Selective cation removal from gaseous polypeptide ions: proton vs. sodium ion abstraction via ion/ion reactions

Abstract

Doubly charged positive ions of the polypeptide bradykinin with an excess proton and sodium ion have been subjected to reactions with a perfluorocarbon anion, C8F15−, and with hexafluorophosphate, PF6−. The perfluorocarbon anion reacted exclusively by proton transfer to yield sodium cationized bradykinin with no evidence of adduct formation. Reaction with PF6−, yielded proton transfer, sodium ion transfer, and adduct products. Collisional activation studies of the adduct species showed both loss of NaPF6 and loss of HPF6. The relative proportions of these reaction channels were dependent upon ion activation conditions.
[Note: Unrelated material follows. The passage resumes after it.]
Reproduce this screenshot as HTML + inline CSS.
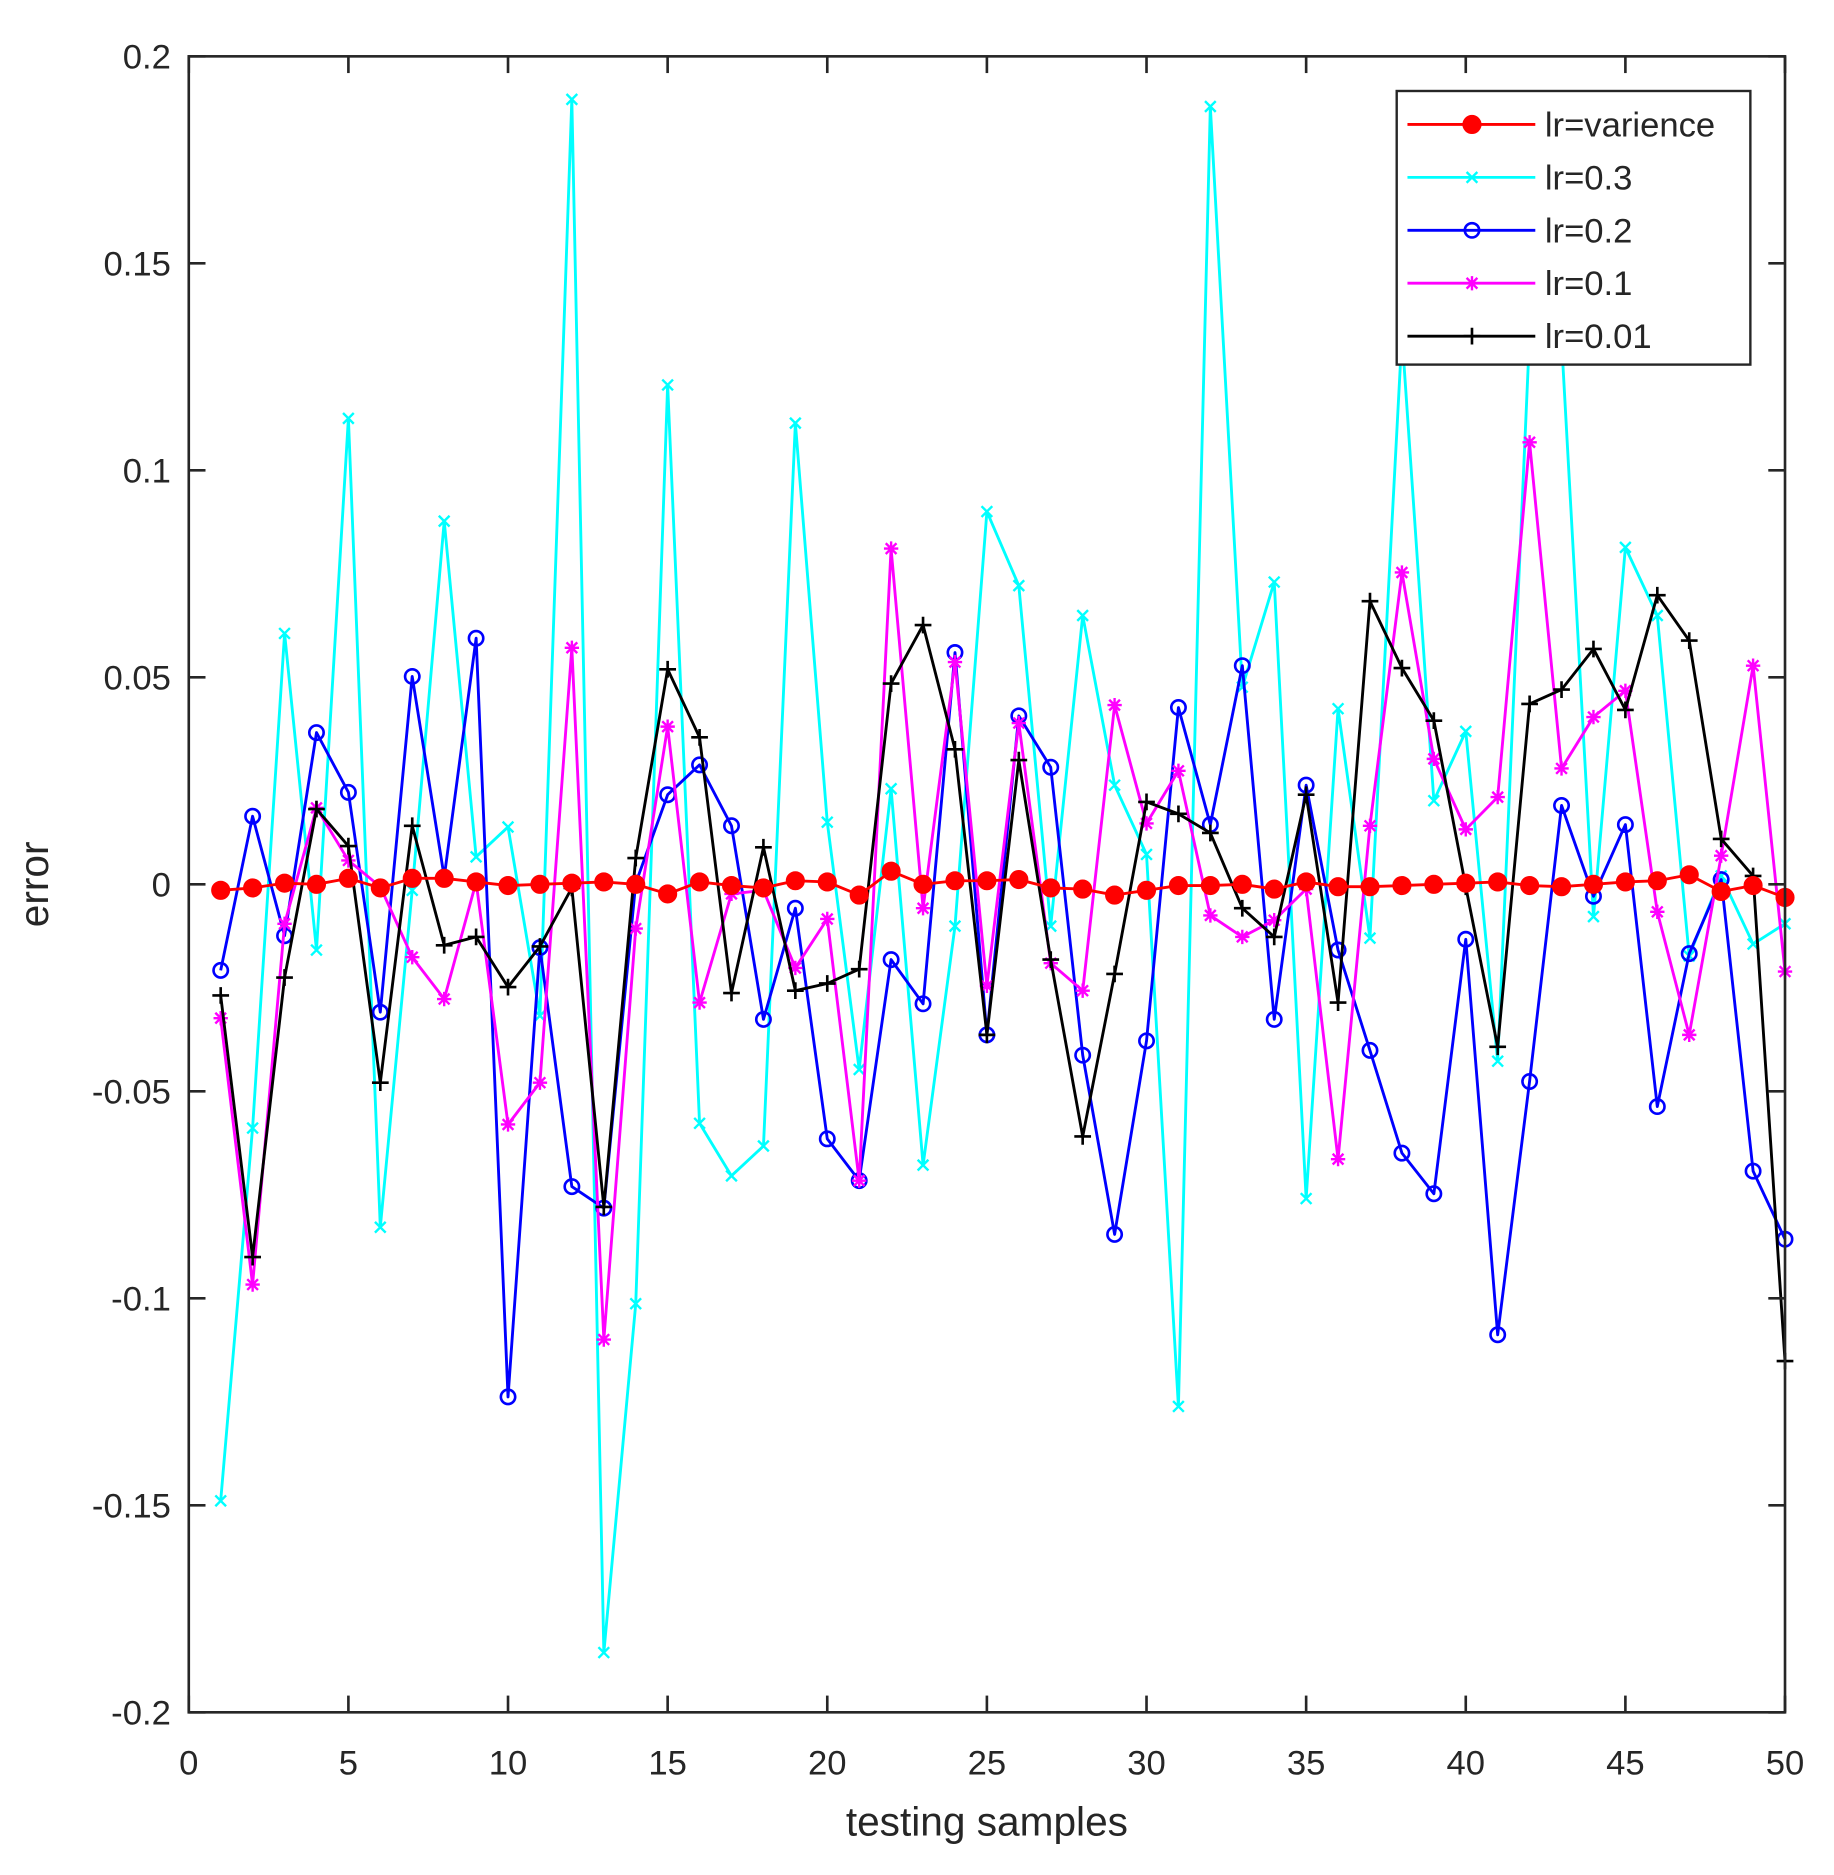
<!DOCTYPE html>
<html><head><meta charset="utf-8"><style>
html,body{margin:0;padding:0;background:#fff;}
svg{display:block;}
text{font-family:"Liberation Sans",Arial,sans-serif;fill:#262626;}
</style></head><body>
<svg id="s" width="1834" height="1875" viewBox="0 0 1535 1569" xmlns="http://www.w3.org/2000/svg">
<rect x="0" y="0" width="1535" height="1569" fill="#fff"/>
<g id="data"></g>
<g id="axes" stroke="#262626" stroke-width="2.2" fill="none">
<rect x="158" y="47" width="1336" height="1386"/>
</g>
<g id="labels"></g>
<text x="826" y="1536" font-size="34" text-anchor="middle">testing samples</text>
<text transform="translate(40,740) rotate(-90)" font-size="34" text-anchor="middle">error</text>
<g id="legend"></g>
</svg>
<script>
var NS="http://www.w3.org/2000/svg";
function el(p,t,a,txt){var e=document.createElementNS(NS,t);for(var k in a)e.setAttribute(k,a[k]);if(txt!=null)e.textContent=txt;p.appendChild(e);return e;}
var X=function(i){return 158+26.72*i;};
var axes=document.getElementById('axes'),labels=document.getElementById('labels');
for(var i=0;i<=10;i++){var x=158+133.6*i;
 el(axes,'line',{x1:x,y1:1433,x2:x,y2:1419});el(axes,'line',{x1:x,y1:47,x2:x,y2:61});
 el(labels,'text',{x:x,y:1485,'font-size':29,'text-anchor':'middle'},String(i*5));}
var yl=['0.2','0.15','0.1','0.05','0','-0.05','-0.1','-0.15','-0.2'];
for(var j=0;j<9;j++){var y=47+173.25*j;
 el(axes,'line',{x1:158,y1:y,x2:172,y2:y});el(axes,'line',{x1:1494,y1:y,x2:1480,y2:y});
 el(labels,'text',{x:143,y:y+10,'font-size':29,'text-anchor':'end'},yl[j]);}
var S={
red:[745,743,739,740,735,743,735,735,738,741,740,739,738,740,748,738,741,743,737,738,749,729,740,737,737,736,743,744,749,745,741,741,740,744,738,742,742,741,740,739,738,741,742,740,738,737,732,746,741,751],
cyan:[1256,944,530,795,350,1027,745,436,717,692,850,83,1383,1091,322,940,984,959,354,688,895,660,975,775,428,490,775,515,657,715,1177,89,575,487,1003,593,785,280,670,612,888,280,285,767,458,515,800,733,790,773],
blue:[812,683,783,613,663,847,566,734,534,1169,793,993,1011,739,665,640,691,853,760,953,988,803,840,546,866,599,642,883,1033,871,592,690,557,853,657,795,879,965,999,786,1117,905,674,750,690,926,798,736,980,1037],
mag:[852,1075,773,676,720,742,801,836,738,941,906,542,1121,777,608,839,748,745,810,769,988,459,760,554,825,605,806,829,590,689,645,766,784,770,744,970,691,479,635,694,667,370,643,600,578,763,866,716,557,813],
blk:[833,1052,818,677,708,906,691,791,784,826,792,743,1010,718,560,617,831,709,829,823,811,572,523,627,866,636,803,951,815,671,681,697,760,784,665,839,503,559,603,742,876,589,577,543,594,498,536,702,733,1139]};
var cfg=[['cyan','#00ffff','x'],['blue','#0000ff','o'],['mag','#ff00ff','*'],['blk','#000000','+'],['red','#ff0000','dot']];
var g=document.getElementById('data');
function marker(p,x,y,c,m){
 if(m=='dot')el(p,'circle',{cx:x,cy:y,r:7.5,fill:c,stroke:c,'stroke-width':1});
 else if(m=='o')el(p,'circle',{cx:x,cy:y,r:6,fill:'none',stroke:c,'stroke-width':2.2});
 else if(m=='x'){var d=4.5;el(p,'path',{d:'M'+(x-d)+' '+(y-d)+'L'+(x+d)+' '+(y+d)+'M'+(x-d)+' '+(y+d)+'L'+(x+d)+' '+(y-d),stroke:c,'stroke-width':2});}
 else if(m=='+'){var d=7;el(p,'path',{d:'M'+(x-d)+' '+y+'L'+(x+d)+' '+y+'M'+x+' '+(y-d)+'L'+x+' '+(y+d),stroke:c,'stroke-width':2.2});}
 else if(m=='*'){var d=6,e=4.5;el(p,'path',{d:'M'+(x-d)+' '+y+'L'+(x+d)+' '+y+'M'+x+' '+(y-d)+'L'+x+' '+(y+d)+'M'+(x-e)+' '+(y-e)+'L'+(x+e)+' '+(y+e)+'M'+(x-e)+' '+(y+e)+'L'+(x+e)+' '+(y-e),stroke:c,'stroke-width':2});}
}
cfg.forEach(function(c){var d=S[c[0]],pts=d.map(function(v,i){return X(i+1).toFixed(1)+','+v;}).join(' ');
 el(g,'polyline',{points:pts,fill:'none',stroke:c[1],'stroke-width':2.4,'stroke-linejoin':'round'});
 d.forEach(function(v,i){marker(g,X(i+1),v,c[1],c[2]);});});
var L=document.getElementById('legend');
el(L,'rect',{x:1169,y:76,width:296,height:229,fill:'#fff',stroke:'#262626','stroke-width':2});
var le=[['lr=varience','#ff0000','dot'],['lr=0.3','#00ffff','x'],['lr=0.2','#0000ff','o'],['lr=0.1','#ff00ff','*'],['lr=0.01','#000000','+']];
le.forEach(function(e,k){var y=104+44.3*k;
 el(L,'line',{x1:1178,y1:y,x2:1285,y2:y,stroke:e[1],'stroke-width':2.4});
 marker(L,1232,y,e[1],e[2]);
 el(L,'text',{x:1293,y:y+10,'font-size':29},e[0]);});
</script>
</body></html>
Collisional activation experiments in a quadrupole ion trap mass spectrometer showed evidence for at least two adduct ion structures that yield different relative contributions from NaPF6 and HPF6 loss. Loss of NaPF6 from the complex was favored under conditions that gave rise to relatively high dissociation rates. Calculations of the cation affinities and stabilities of various species relevant to these experiments suggest that proton transfer is much more thermodynamically favorable for the perfluorocarbon anion. The calculated ion affinities are also consistent with sodium ion transfer being competitive with proton transfer during reactions with PF6−. Calculation of the stabilities of model ion/ion reaction intermediate structures show that the intermediate containing the perfluorocarbon anion is much less strongly bound than that containing the PF6− ion. This difference likely underlies the observation that no adduct formation is observed with the perfluorocarbon ion whereas relatively extensive adduct formation is noted for PF6−.